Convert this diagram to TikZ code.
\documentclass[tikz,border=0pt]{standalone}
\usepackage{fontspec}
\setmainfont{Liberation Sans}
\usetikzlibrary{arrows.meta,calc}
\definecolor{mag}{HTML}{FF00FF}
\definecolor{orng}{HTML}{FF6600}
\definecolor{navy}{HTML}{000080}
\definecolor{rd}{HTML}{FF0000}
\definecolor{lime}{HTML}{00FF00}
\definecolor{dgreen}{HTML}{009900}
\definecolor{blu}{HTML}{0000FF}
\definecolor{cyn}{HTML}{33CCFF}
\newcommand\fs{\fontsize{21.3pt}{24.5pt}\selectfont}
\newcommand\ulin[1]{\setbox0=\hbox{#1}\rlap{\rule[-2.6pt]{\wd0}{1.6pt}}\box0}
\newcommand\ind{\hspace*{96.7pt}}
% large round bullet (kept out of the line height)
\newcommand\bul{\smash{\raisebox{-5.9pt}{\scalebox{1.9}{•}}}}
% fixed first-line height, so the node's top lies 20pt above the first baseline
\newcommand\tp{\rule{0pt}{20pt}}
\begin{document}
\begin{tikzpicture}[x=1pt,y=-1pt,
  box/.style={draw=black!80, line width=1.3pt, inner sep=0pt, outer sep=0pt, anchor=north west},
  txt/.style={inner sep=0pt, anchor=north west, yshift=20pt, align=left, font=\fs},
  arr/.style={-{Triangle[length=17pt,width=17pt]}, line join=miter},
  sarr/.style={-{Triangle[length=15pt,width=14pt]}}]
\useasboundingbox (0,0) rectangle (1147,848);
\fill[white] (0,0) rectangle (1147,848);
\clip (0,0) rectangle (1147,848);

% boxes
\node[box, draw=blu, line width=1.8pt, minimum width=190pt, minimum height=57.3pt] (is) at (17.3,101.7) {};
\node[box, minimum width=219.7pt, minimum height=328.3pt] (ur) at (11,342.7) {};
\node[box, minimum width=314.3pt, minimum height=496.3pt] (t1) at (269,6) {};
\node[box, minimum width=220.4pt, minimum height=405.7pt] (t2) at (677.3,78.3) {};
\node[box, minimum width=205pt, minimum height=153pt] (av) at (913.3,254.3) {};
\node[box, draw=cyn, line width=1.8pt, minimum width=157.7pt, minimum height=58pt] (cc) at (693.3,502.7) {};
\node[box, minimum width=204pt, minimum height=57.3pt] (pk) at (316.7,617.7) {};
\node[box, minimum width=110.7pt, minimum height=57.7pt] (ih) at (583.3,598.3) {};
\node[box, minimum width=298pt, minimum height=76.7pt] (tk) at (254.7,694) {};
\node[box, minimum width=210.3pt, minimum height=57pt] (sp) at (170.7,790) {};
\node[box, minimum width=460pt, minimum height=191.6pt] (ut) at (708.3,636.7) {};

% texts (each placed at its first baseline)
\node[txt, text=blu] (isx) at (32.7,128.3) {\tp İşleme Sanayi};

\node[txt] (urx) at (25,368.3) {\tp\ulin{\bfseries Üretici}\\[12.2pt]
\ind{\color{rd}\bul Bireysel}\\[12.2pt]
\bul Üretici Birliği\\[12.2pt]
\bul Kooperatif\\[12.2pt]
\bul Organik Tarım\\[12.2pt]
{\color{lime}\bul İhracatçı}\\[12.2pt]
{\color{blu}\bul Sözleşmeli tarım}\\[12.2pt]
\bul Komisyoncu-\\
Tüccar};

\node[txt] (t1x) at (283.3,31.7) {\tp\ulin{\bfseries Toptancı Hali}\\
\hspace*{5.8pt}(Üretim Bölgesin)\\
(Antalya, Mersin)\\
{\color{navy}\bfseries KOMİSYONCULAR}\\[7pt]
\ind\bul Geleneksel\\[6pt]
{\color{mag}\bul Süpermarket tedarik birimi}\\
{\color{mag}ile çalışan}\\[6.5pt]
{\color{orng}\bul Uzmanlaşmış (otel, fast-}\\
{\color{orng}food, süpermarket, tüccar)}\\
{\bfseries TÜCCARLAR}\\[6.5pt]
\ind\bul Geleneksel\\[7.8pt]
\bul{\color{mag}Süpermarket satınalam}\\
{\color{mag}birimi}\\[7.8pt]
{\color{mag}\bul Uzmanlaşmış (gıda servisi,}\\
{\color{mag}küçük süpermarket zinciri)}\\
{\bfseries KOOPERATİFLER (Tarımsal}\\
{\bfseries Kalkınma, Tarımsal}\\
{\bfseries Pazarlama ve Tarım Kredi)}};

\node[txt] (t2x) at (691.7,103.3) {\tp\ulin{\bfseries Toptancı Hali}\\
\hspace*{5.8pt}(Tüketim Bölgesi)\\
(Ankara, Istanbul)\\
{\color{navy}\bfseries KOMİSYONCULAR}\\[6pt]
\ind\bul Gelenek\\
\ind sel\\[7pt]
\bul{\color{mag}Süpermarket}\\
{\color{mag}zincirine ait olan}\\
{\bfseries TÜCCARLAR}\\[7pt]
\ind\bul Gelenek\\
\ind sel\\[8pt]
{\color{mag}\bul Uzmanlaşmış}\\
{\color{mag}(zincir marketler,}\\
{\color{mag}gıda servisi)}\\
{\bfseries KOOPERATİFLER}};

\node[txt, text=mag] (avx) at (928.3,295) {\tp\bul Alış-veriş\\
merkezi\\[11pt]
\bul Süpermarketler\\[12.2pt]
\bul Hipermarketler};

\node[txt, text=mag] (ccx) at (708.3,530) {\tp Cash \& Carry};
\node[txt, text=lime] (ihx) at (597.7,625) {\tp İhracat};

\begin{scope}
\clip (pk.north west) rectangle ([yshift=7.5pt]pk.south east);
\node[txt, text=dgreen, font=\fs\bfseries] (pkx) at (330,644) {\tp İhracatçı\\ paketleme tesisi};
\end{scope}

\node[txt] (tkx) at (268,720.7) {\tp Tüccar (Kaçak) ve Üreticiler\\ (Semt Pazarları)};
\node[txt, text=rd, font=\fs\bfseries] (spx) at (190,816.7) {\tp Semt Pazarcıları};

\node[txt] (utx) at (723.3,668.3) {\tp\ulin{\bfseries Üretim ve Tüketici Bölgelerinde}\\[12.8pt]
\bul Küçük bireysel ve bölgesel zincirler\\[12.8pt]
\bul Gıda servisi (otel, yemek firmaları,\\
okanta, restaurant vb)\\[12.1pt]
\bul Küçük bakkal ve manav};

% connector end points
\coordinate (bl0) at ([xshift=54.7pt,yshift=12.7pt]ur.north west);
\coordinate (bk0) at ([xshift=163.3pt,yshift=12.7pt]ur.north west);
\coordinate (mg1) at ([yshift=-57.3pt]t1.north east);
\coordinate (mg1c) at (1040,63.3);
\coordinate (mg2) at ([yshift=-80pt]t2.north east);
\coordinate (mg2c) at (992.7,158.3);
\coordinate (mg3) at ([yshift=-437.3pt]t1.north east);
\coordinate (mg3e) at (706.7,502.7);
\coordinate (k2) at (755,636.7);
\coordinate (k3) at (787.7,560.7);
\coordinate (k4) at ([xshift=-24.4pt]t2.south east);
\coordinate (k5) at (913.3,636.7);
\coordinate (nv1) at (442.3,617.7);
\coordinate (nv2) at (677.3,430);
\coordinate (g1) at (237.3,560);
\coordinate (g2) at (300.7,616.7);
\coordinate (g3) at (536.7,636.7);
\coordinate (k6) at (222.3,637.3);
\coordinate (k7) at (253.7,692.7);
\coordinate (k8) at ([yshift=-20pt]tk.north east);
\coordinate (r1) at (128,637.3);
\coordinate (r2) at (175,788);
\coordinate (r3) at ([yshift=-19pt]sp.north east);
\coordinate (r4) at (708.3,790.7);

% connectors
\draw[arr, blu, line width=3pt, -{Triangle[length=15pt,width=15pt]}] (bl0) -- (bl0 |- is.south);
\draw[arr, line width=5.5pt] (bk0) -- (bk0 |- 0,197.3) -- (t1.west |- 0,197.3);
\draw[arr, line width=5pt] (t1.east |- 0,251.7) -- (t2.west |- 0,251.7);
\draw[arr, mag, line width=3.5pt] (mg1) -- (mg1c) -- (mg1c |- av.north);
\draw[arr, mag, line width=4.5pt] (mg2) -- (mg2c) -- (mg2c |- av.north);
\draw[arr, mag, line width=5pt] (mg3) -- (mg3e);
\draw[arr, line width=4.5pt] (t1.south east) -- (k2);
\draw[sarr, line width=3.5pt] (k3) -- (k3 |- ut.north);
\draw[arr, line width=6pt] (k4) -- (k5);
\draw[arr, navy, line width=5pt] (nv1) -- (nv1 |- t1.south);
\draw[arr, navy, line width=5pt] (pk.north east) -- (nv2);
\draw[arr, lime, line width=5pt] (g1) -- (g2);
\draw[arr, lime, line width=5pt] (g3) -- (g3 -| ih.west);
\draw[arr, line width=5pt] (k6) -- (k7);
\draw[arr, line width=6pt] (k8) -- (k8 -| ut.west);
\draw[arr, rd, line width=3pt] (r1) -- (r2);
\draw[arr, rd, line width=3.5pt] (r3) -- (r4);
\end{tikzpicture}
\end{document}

■ ■ ■ ■

WHAT YOU NEED TO DO -
Give the lines again, exactly as they stand, from the beginning of the data through the line with "text=blu] (isx) at".

WRITTEN SOLUTION -
Convert this diagram to TikZ code.
\documentclass[tikz,border=0pt]{standalone}
\usepackage{fontspec}
\setmainfont{Liberation Sans}
\usetikzlibrary{arrows.meta,calc}
\definecolor{mag}{HTML}{FF00FF}
\definecolor{orng}{HTML}{FF6600}
\definecolor{navy}{HTML}{000080}
\definecolor{rd}{HTML}{FF0000}
\definecolor{lime}{HTML}{00FF00}
\definecolor{dgreen}{HTML}{009900}
\definecolor{blu}{HTML}{0000FF}
\definecolor{cyn}{HTML}{33CCFF}
\newcommand\fs{\fontsize{21.3pt}{24.5pt}\selectfont}
\newcommand\ulin[1]{\setbox0=\hbox{#1}\rlap{\rule[-2.6pt]{\wd0}{1.6pt}}\box0}
\newcommand\ind{\hspace*{96.7pt}}
% large round bullet (kept out of the line height)
\newcommand\bul{\smash{\raisebox{-5.9pt}{\scalebox{1.9}{•}}}}
% fixed first-line height, so the node's top lies 20pt above the first baseline
\newcommand\tp{\rule{0pt}{20pt}}
\begin{document}
\begin{tikzpicture}[x=1pt,y=-1pt,
  box/.style={draw=black!80, line width=1.3pt, inner sep=0pt, outer sep=0pt, anchor=north west},
  txt/.style={inner sep=0pt, anchor=north west, yshift=20pt, align=left, font=\fs},
  arr/.style={-{Triangle[length=17pt,width=17pt]}, line join=miter},
  sarr/.style={-{Triangle[length=15pt,width=14pt]}}]
\useasboundingbox (0,0) rectangle (1147,848);
\fill[white] (0,0) rectangle (1147,848);
\clip (0,0) rectangle (1147,848);

% boxes
\node[box, draw=blu, line width=1.8pt, minimum width=190pt, minimum height=57.3pt] (is) at (17.3,101.7) {};
\node[box, minimum width=219.7pt, minimum height=328.3pt] (ur) at (11,342.7) {};
\node[box, minimum width=314.3pt, minimum height=496.3pt] (t1) at (269,6) {};
\node[box, minimum width=220.4pt, minimum height=405.7pt] (t2) at (677.3,78.3) {};
\node[box, minimum width=205pt, minimum height=153pt] (av) at (913.3,254.3) {};
\node[box, draw=cyn, line width=1.8pt, minimum width=157.7pt, minimum height=58pt] (cc) at (693.3,502.7) {};
\node[box, minimum width=204pt, minimum height=57.3pt] (pk) at (316.7,617.7) {};
\node[box, minimum width=110.7pt, minimum height=57.7pt] (ih) at (583.3,598.3) {};
\node[box, minimum width=298pt, minimum height=76.7pt] (tk) at (254.7,694) {};
\node[box, minimum width=210.3pt, minimum height=57pt] (sp) at (170.7,790) {};
\node[box, minimum width=460pt, minimum height=191.6pt] (ut) at (708.3,636.7) {};

% texts (each placed at its first baseline)
\node[txt, text=blu] (isx) at (32.7,128.3) {\tp İşleme Sanayi};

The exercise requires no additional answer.